No matter what subject or topic I am writing for or about, it is a struggle. I struggle to organize my thoughts in a way that makes sense, and I often request people’s feedback to make sure that my path makes sense.
The one thing I have come to understand about myself and my writing is that, while it may be a challenge for me, I think that I am great at taking someone’s ideas expressed through writing and turning it into something beautiful. I am a designer, and to me, the designer’s job, whether they do graphic design, logo design, illustration, what have you, their job is to express the client’s ideas and goals to the target audience. This year is currently my 6th year of design education (if you count my technical school), and to me, the expression of goals and ideas if the first thing you want to do as a designer.
An editorial illustration must reflect the article’s tone and ideas that it is intended for in order to catch the viewer’s attention. A logo designer is tasked with creating branding for a company that expresses their values to their audience. While this may seem like a stretch, this is how I have connected writing back to my career and goals.

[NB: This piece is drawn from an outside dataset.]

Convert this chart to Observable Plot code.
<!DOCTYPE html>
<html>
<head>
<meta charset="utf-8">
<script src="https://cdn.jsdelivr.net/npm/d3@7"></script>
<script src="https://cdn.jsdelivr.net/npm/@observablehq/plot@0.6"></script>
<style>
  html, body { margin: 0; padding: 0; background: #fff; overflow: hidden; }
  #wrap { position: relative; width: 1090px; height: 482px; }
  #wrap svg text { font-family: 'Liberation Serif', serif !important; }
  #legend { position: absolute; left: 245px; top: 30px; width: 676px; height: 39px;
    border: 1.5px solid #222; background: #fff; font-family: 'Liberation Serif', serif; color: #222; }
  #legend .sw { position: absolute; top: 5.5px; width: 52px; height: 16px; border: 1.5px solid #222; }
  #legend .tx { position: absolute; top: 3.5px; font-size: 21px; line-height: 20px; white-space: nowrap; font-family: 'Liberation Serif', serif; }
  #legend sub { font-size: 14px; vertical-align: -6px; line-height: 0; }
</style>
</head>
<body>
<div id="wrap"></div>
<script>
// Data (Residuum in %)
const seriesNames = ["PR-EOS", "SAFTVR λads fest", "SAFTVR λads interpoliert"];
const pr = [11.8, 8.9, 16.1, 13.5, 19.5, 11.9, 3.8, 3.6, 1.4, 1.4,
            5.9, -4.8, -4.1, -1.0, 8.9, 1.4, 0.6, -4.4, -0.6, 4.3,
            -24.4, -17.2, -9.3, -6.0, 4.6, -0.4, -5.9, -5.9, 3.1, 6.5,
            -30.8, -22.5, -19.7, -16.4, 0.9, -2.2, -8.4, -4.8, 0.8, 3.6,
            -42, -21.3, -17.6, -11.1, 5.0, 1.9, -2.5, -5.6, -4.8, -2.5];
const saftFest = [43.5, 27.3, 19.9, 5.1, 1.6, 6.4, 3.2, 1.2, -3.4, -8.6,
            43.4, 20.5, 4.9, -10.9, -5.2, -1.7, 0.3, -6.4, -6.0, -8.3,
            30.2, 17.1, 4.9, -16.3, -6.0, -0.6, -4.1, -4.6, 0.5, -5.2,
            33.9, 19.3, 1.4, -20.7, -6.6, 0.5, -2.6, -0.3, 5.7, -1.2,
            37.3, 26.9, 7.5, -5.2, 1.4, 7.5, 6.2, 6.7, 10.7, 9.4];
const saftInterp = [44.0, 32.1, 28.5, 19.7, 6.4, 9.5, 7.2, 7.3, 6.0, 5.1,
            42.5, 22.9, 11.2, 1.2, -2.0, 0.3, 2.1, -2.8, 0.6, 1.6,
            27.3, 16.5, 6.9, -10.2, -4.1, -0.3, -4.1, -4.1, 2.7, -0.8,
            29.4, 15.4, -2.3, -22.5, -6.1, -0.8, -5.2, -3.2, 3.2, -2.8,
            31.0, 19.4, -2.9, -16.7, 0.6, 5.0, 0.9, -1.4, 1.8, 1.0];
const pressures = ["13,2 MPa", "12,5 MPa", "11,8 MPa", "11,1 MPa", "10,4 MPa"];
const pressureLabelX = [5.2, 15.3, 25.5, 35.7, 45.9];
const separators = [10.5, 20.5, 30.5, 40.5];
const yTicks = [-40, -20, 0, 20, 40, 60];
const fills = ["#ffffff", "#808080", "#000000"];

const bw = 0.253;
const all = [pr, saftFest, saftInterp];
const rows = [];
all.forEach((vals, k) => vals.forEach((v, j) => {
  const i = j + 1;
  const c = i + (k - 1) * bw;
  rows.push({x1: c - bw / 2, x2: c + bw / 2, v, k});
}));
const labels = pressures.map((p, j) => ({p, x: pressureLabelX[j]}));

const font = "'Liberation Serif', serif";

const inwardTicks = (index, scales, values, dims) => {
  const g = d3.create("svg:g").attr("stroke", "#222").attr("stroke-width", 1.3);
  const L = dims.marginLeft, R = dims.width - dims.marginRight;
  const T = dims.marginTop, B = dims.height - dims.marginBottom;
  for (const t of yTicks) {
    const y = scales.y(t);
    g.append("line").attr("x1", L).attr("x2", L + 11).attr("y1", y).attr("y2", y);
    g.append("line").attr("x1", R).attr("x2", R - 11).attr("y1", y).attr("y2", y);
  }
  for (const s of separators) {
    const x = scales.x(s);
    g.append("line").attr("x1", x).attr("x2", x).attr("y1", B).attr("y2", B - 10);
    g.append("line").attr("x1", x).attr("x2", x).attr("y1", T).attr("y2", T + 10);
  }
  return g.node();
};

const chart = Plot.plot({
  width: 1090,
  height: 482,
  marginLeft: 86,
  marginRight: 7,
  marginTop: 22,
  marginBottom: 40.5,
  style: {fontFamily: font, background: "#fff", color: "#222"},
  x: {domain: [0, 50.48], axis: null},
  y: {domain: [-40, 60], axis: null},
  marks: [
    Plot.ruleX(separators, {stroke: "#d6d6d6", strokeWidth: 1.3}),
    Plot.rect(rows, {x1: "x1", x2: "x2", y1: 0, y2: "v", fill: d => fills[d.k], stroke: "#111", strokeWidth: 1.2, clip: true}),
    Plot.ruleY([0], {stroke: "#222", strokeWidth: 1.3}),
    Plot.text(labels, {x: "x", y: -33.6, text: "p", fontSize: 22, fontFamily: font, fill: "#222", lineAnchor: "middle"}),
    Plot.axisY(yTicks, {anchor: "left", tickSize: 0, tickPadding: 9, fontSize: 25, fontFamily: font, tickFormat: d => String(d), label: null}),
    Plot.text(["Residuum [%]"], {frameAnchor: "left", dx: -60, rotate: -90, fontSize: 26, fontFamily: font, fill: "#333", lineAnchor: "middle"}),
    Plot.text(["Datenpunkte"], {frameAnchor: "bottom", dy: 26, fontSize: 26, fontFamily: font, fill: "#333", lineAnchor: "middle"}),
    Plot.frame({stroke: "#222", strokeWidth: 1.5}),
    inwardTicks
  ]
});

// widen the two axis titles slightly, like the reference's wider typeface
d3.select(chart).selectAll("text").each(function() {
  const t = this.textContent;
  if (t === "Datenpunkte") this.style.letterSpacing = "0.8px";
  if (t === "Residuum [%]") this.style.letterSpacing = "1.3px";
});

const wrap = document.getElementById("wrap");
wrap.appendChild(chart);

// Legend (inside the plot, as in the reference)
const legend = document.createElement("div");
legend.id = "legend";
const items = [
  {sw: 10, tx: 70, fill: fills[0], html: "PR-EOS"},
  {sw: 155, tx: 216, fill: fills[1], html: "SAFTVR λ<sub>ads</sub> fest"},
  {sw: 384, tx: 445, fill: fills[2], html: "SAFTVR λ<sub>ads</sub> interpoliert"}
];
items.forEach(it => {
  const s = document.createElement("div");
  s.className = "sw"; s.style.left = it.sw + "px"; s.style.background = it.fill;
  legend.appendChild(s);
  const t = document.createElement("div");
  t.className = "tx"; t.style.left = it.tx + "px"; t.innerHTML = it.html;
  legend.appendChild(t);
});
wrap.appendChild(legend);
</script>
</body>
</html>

I feel that I strive to get better at writing not just for my sake but for the sake of my future clients. I want, no I need to improve for their sake and mine. Like many who aren’t the best writers, I have realized that there is no point fighting it as writing won’t go away once we graduate college. Instead, I have decided to embrace it. I know that my writing journey isn’t over yet. I will continue to push myself to improve in grammar and other areas such as pushing my word choice/diction and sentence variety, and more.
While I may not be where I want to be yet in this journey of mine, I know that as long as I keep striving to improve, there is no way that I can truly fail. I have learned from many of my design professors that a design can always be improved, there is always one last change, no matter how small that can be made to bring the design to another level, and I understand that the same is true with writing.